I think that the real problem is that the human race likes to categorise people to their lowest common denominator - reductionism in action - and then, when people have been reduced to armed camps of social cliches, the human race likes to set them off against each other. Christians are not all fundamentalist zealots, preparing to tie outsiders to a stake, and then baptise them before burnbing them. Muslims are not all suicide bombers or Al Quaeda terrorists. Scientists are not all cold-hearted automatons in starched lab coats carrying out vivisection experiments on cuddly animals whilst plotting to overthrow the Universe. And pagans are not all inbred yokels, conspiring to burn hapless visitors alive in a giant wicker man.

Nope.

We are all human beings trying our best to make sense of an infinitely complicated Universe in the best way that we can. And somewhere in another plane of existence God is shaking his head in exasperation as he makes himself his fifth cup of coffee of the morning. How can mankind have screwed everything up so badly. He is tempted either to intervene, or to start all over again, but he can't break his own rules. That just wouldn't do. So he drinks his coffee instead.

1 comment:

Dr Dan Holdsworth said...

Jon, all that science effectively consists of is a set of rules which if followed fairly rigorously prevent you falling into a number of logical traps. A number of tools have since been developed to help people with these rules; mathematical statistics of various sorts is perhaps the most powerful but this is still but a tool.

The fundamental rule in science is not to believe anything unless there is a greater preponderence of evidence in favour of it as opposed to evidence against it. From this follows Occam's Razor, which is a filter to prevent people unnecessarily complicating theories beyond levels that the evidence supports.

It is at this point that the God Hypothesis fails.

The problem is that when matter gets beyond a certain level of complication, it starts to behave in new ways that were not evident below this level of complication. Nucleic acids by themselves don't do much, but strings of nucleic acids can act as catalysts, and over time these catalytic reactions get more and more complex until you reach the present day, when a mindbogglingly complex descendent of said reactions is typing this entry.

Emergent behaviour like this removes the need for an entity to initiate life on earth. Evolutionary processes combined with the occasional random spanner in the works (the extinction of the dinosaurs, say, which gave mammals a chance to flourish) gives rise to a very complex world without the apparent need for an all-powerful being to intervene.

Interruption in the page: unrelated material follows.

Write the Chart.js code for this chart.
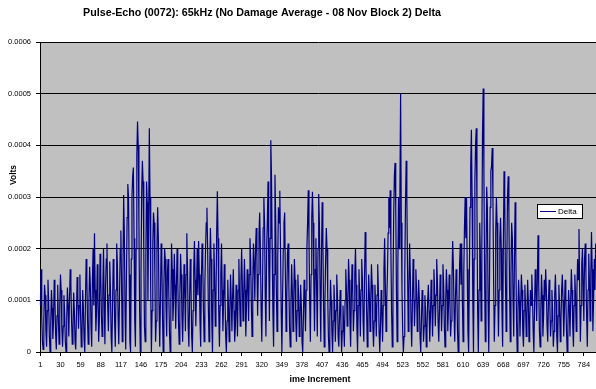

This of course does not disprove the existance of this super-being. There isn't actually any way to disprove the existance of anything; the only logical shortcut that exists which even gets close is the Null Hypothesis (i.e. the assertion you are making hasn't got enough evidence to support it so we might as well assume that it doesn't exist), which is merely a mental shorthand to let us dismiss the wilder flights of fantasy.

It all really comes down to humans and our love of sociological groupings. We are all of us tribal beings and we do so love to be members of an in-group and to dislike members of the Other Group. All that's going on is polarisation of group beliefs; best thing to do is simply ignore such polarisation and turn the other cheek, as it is rather difficult to start a fight when the other party refuses to cooperate.